> _Data records_:
________________________

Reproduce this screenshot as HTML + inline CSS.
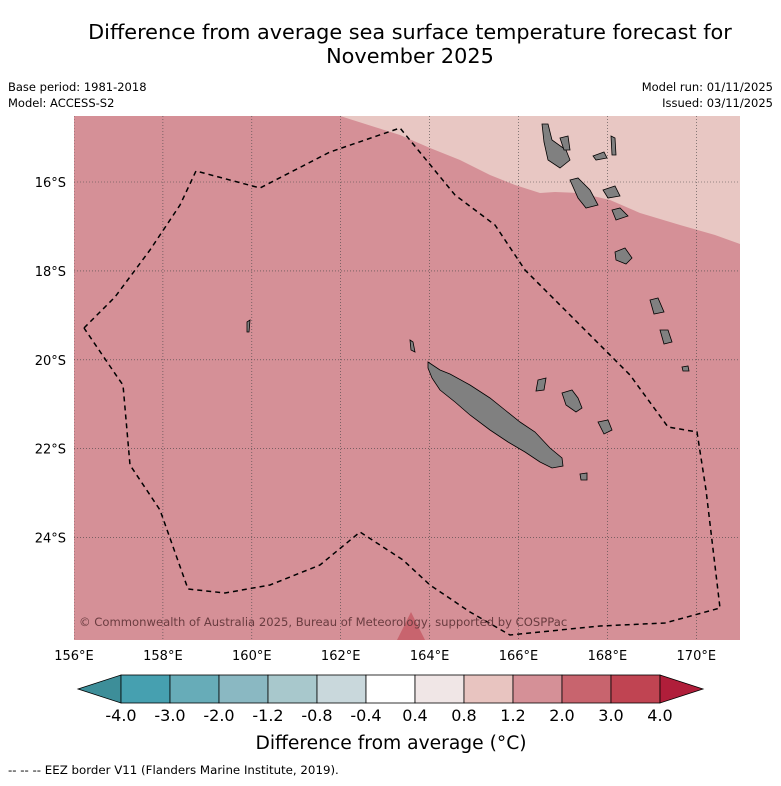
<!DOCTYPE html>
<html><head><meta charset="utf-8"><style>
body{margin:0;background:#fff;font-family:"Liberation Sans","DejaVu Sans",sans-serif;}
svg text{font-family:"DejaVu Sans","Liberation Sans",sans-serif;}
</style></head><body>
<svg id="c" width="781" height="781" viewBox="0 0 781 781">
<text x="410" y="39" font-size="20.8" text-anchor="middle">Difference from average sea surface temperature forecast for</text>
<text x="410" y="63" font-size="20.8" text-anchor="middle">November 2025</text>
<text x="8" y="91" font-size="11.5">Base period: 1981-2018</text>
<text x="8" y="107" font-size="11.5">Model: ACCESS-S2</text>
<text x="773" y="91" font-size="11.5" text-anchor="end">Model run: 01/11/2025</text>
<text x="773" y="107" font-size="11.5" text-anchor="end">Issued: 03/11/2025</text>
<defs><clipPath id="mc"><rect x="74" y="116" width="666" height="524"/></clipPath></defs>
<g clip-path="url(#mc)">
<rect x="74" y="116" width="666" height="524" fill="#d59097"/>
<polygon points="340,116 400,135 430,148 460,160 490,175 515,185 540,193 555,192 580,193 610,200 640,213 680,225 715,235 740,244 740,116" fill="#e8c7c3"/>
<polygon points="397,640 411,612 425,640" fill="#c8646e"/>
<g id="grid"></g>
<g fill="#808080" stroke="#000" stroke-width="0.8">
<polygon points="428,362 440,370 450,374 470,385 490,398 505,410 520,422 535,432 550,448 562,458 563,466 552,468 540,462 525,452 508,442 490,430 470,415 455,402 440,390 432,378 428,368"/>
<polygon points="562,393 572,390 578,398 582,408 576,412 566,405"/>
<polygon points="598,422 608,420 612,430 604,434"/>
<polygon points="580,474 587,473 587,480 581,480"/>
<polygon points="542,124 548,124 552,140 566,150 570,160 560,168 548,160 544,142"/>
<polygon points="560,138 568,136 570,150 564,150"/>
<polygon points="611,136 615,138 616,155 612,155"/>
<polygon points="593,156 604,152 607,158 596,160"/>
<polygon points="570,180 578,178 590,190 598,205 586,208 578,198"/>
<polygon points="603,190 615,186 620,196 608,198"/>
<polygon points="612,210 620,208 628,216 616,220"/>
<polygon points="615,252 625,248 632,258 626,264 616,260"/>
<polygon points="650,300 658,298 664,312 654,314"/>
<polygon points="660,330 668,330 672,342 664,344"/>
<polygon points="682,367 688,366 689,371 683,371"/>
<polygon points="538,380 546,378 544,390 536,391"/>
<polygon points="247,322 250,320 249,332 247,332"/>
<polygon points="410,340 413,342 415,352 411,350"/>
</g>
<polyline points="84,328 115,297 150,250 180,205 196,171 260,188 330,152 400,128 455,195 495,225 525,270 570,315 600,345 630,375 668,427 697,432 706,490 720,608 665,623 600,626 510,635 470,612 430,585 403,560 360,532 320,565 270,585 225,593 188,589 160,510 130,465 123,385 118,378 84,328" fill="none" stroke="#000" stroke-width="1.5" stroke-dasharray="5,4"/>
<text x="79" y="626" font-size="11.6" fill="#6a3c40">© Commonwealth of Australia 2025, Bureau of Meteorology, supported by COSPPac</text>
</g>
<g id="axes"></g>
<g id="cbar"></g>
<text x="391" y="749" font-size="18.7" text-anchor="middle">Difference from average (°C)</text>
<text x="8" y="774" font-size="11.8">--  --  -- EEZ border V11 (Flanders Marine Institute, 2019).</text>
</svg>
<script>
const lonTicks=[156,158,160,162,164,166,168,170];
const latTicks=[16,18,20,22,24];
const cbarLabels=["-4.0","-3.0","-2.0","-1.2","-0.8","-0.4","0.4","0.8","1.2","2.0","3.0","4.0"];
const cbarColors=["#46a0b0","#67acb8","#8ab8c2","#a8c8cc","#c9d8dc","#ffffff","#f0e6e6","#e8c4c0","#d59097","#c8646e","#c04452"];
const NS="http://www.w3.org/2000/svg";
const x0=74,lon0=156,pxd=44.45,y16=182;
const xs=l=>x0+(l-lon0)*pxd, ys=l=>y16+(l-16)*pxd;
function mk(t,a,p){const e=document.createElementNS(NS,t);for(const k in a)e.setAttribute(k,a[k]);p.appendChild(e);return e;}
const grid=document.getElementById('grid'),axes=document.getElementById('axes'),cb=document.getElementById('cbar');
lonTicks.forEach(l=>{const x=xs(l);
 const g=mk('line',{x1:x,x2:x,y1:116,y2:640,stroke:'#444','stroke-width':0.6,'stroke-dasharray':'1,2'},grid);
 
 
 const t=mk('text',{x:x,y:660,'font-size':13,'text-anchor':'middle'},axes);t.textContent=l+'°E';
 
 
});
latTicks.forEach(l=>{const y=ys(l);
 const g=mk('line',{x1:74,x2:740,y1:y,y2:y,stroke:'#444','stroke-width':0.6,'stroke-dasharray':'1,2'},grid);
 
 
 const t=mk('text',{x:66,y:y+5,'font-size':13,'text-anchor':'end'},axes);t.textContent=l+'°S';
 
 
});
const cx0=121,cw=49,cy=675,ch=28;
const lt=mk('polygon',{points:`78,${cy+ch/2} ${cx0},${cy} ${cx0},${cy+ch}`,fill:'#3d8e99',stroke:'#000','stroke-width':0.8},cb);


cbarColors.forEach((c,i)=>{const r=mk('rect',{x:cx0+i*cw,y:cy,width:cw,height:ch,fill:c,stroke:'#000','stroke-width':0.8},cb);
 
 });
const xe=cx0+cbarColors.length*cw;
const rt=mk('polygon',{points:`${xe},${cy} ${xe+43},${cy+ch/2} ${xe},${cy+ch}`,fill:'#b01e3a',stroke:'#000','stroke-width':0.8},cb);


cbarLabels.forEach((s,i)=>{const t=mk('text',{x:cx0+i*cw,y:721,'font-size':16,'text-anchor':'middle'},cb);t.textContent=s;
 
 });
</script>
</body></html>
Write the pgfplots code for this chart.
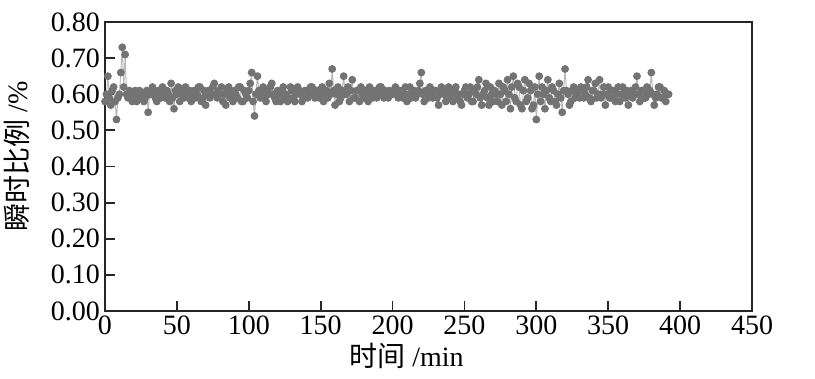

________________________

> _Short problem_: Reproduce each entry precisely. Leave the pictures out.

> _Output for this task_:
Reproduce this screenshot as HTML + inline CSS.
<!DOCTYPE html>
<html><head><meta charset="utf-8"><style>
body{margin:0;background:#fff;font-family:"Liberation Sans","DejaVu Sans",sans-serif;}
svg text{font-family:"DejaVu Sans","Liberation Sans",sans-serif;}
</style></head><body>
<svg id="c" width="781" height="781" viewBox="0 0 781 781">
<text x="410" y="39" font-size="20.8" text-anchor="middle">Difference from average sea surface temperature forecast for</text>
<text x="410" y="63" font-size="20.8" text-anchor="middle">November 2025</text>
<text x="8" y="91" font-size="11.5">Base period: 1981-2018</text>
<text x="8" y="107" font-size="11.5">Model: ACCESS-S2</text>
<text x="773" y="91" font-size="11.5" text-anchor="end">Model run: 01/11/2025</text>
<text x="773" y="107" font-size="11.5" text-anchor="end">Issued: 03/11/2025</text>
<defs><clipPath id="mc"><rect x="74" y="116" width="666" height="524"/></clipPath></defs>
<g clip-path="url(#mc)">
<rect x="74" y="116" width="666" height="524" fill="#d59097"/>
<polygon points="340,116 400,135 430,148 460,160 490,175 515,185 540,193 555,192 580,193 610,200 640,213 680,225 715,235 740,244 740,116" fill="#e8c7c3"/>
<polygon points="397,640 411,612 425,640" fill="#c8646e"/>
<g id="grid"></g>
<g fill="#808080" stroke="#000" stroke-width="0.8">
<polygon points="428,362 440,370 450,374 470,385 490,398 505,410 520,422 535,432 550,448 562,458 563,466 552,468 540,462 525,452 508,442 490,430 470,415 455,402 440,390 432,378 428,368"/>
<polygon points="562,393 572,390 578,398 582,408 576,412 566,405"/>
<polygon points="598,422 608,420 612,430 604,434"/>
<polygon points="580,474 587,473 587,480 581,480"/>
<polygon points="542,124 548,124 552,140 566,150 570,160 560,168 548,160 544,142"/>
<polygon points="560,138 568,136 570,150 564,150"/>
<polygon points="611,136 615,138 616,155 612,155"/>
<polygon points="593,156 604,152 607,158 596,160"/>
<polygon points="570,180 578,178 590,190 598,205 586,208 578,198"/>
<polygon points="603,190 615,186 620,196 608,198"/>
<polygon points="612,210 620,208 628,216 616,220"/>
<polygon points="615,252 625,248 632,258 626,264 616,260"/>
<polygon points="650,300 658,298 664,312 654,314"/>
<polygon points="660,330 668,330 672,342 664,344"/>
<polygon points="682,367 688,366 689,371 683,371"/>
<polygon points="538,380 546,378 544,390 536,391"/>
<polygon points="247,322 250,320 249,332 247,332"/>
<polygon points="410,340 413,342 415,352 411,350"/>
</g>
<polyline points="84,328 115,297 150,250 180,205 196,171 260,188 330,152 400,128 455,195 495,225 525,270 570,315 600,345 630,375 668,427 697,432 706,490 720,608 665,623 600,626 510,635 470,612 430,585 403,560 360,532 320,565 270,585 225,593 188,589 160,510 130,465 123,385 118,378 84,328" fill="none" stroke="#000" stroke-width="1.5" stroke-dasharray="5,4"/>
<text x="79" y="626" font-size="11.6" fill="#6a3c40">© Commonwealth of Australia 2025, Bureau of Meteorology, supported by COSPPac</text>
</g>
<g id="axes"></g>
<g id="cbar"></g>
<text x="391" y="749" font-size="18.7" text-anchor="middle">Difference from average (°C)</text>
<text x="8" y="774" font-size="11.8">--  --  -- EEZ border V11 (Flanders Marine Institute, 2019).</text>
</svg>
<script>
const lonTicks=[156,158,160,162,164,166,168,170];
const latTicks=[16,18,20,22,24];
const cbarLabels=["-4.0","-3.0","-2.0","-1.2","-0.8","-0.4","0.4","0.8","1.2","2.0","3.0","4.0"];
const cbarColors=["#46a0b0","#67acb8","#8ab8c2","#a8c8cc","#c9d8dc","#ffffff","#f0e6e6","#e8c4c0","#d59097","#c8646e","#c04452"];
const NS="http://www.w3.org/2000/svg";
const x0=74,lon0=156,pxd=44.45,y16=182;
const xs=l=>x0+(l-lon0)*pxd, ys=l=>y16+(l-16)*pxd;
function mk(t,a,p){const e=document.createElementNS(NS,t);for(const k in a)e.setAttribute(k,a[k]);p.appendChild(e);return e;}
const grid=document.getElementById('grid'),axes=document.getElementById('axes'),cb=document.getElementById('cbar');
lonTicks.forEach(l=>{const x=xs(l);
 const g=mk('line',{x1:x,x2:x,y1:116,y2:640,stroke:'#444','stroke-width':0.6,'stroke-dasharray':'1,2'},grid);
 
 
 const t=mk('text',{x:x,y:660,'font-size':13,'text-anchor':'middle'},axes);t.textContent=l+'°E';
 
 
});
latTicks.forEach(l=>{const y=ys(l);
 const g=mk('line',{x1:74,x2:740,y1:y,y2:y,stroke:'#444','stroke-width':0.6,'stroke-dasharray':'1,2'},grid);
 
 
 const t=mk('text',{x:66,y:y+5,'font-size':13,'text-anchor':'end'},axes);t.textContent=l+'°S';
 
 
});
const cx0=121,cw=49,cy=675,ch=28;
const lt=mk('polygon',{points:`78,${cy+ch/2} ${cx0},${cy} ${cx0},${cy+ch}`,fill:'#3d8e99',stroke:'#000','stroke-width':0.8},cb);


cbarColors.forEach((c,i)=>{const r=mk('rect',{x:cx0+i*cw,y:cy,width:cw,height:ch,fill:c,stroke:'#000','stroke-width':0.8},cb);
 
 });
const xe=cx0+cbarColors.length*cw;
const rt=mk('polygon',{points:`${xe},${cy} ${xe+43},${cy+ch/2} ${xe},${cy+ch}`,fill:'#b01e3a',stroke:'#000','stroke-width':0.8},cb);


cbarLabels.forEach((s,i)=>{const t=mk('text',{x:cx0+i*cw,y:721,'font-size':16,'text-anchor':'middle'},cb);t.textContent=s;
 
 });
</script>
</body></html>
Write the pgfplots code for this chart.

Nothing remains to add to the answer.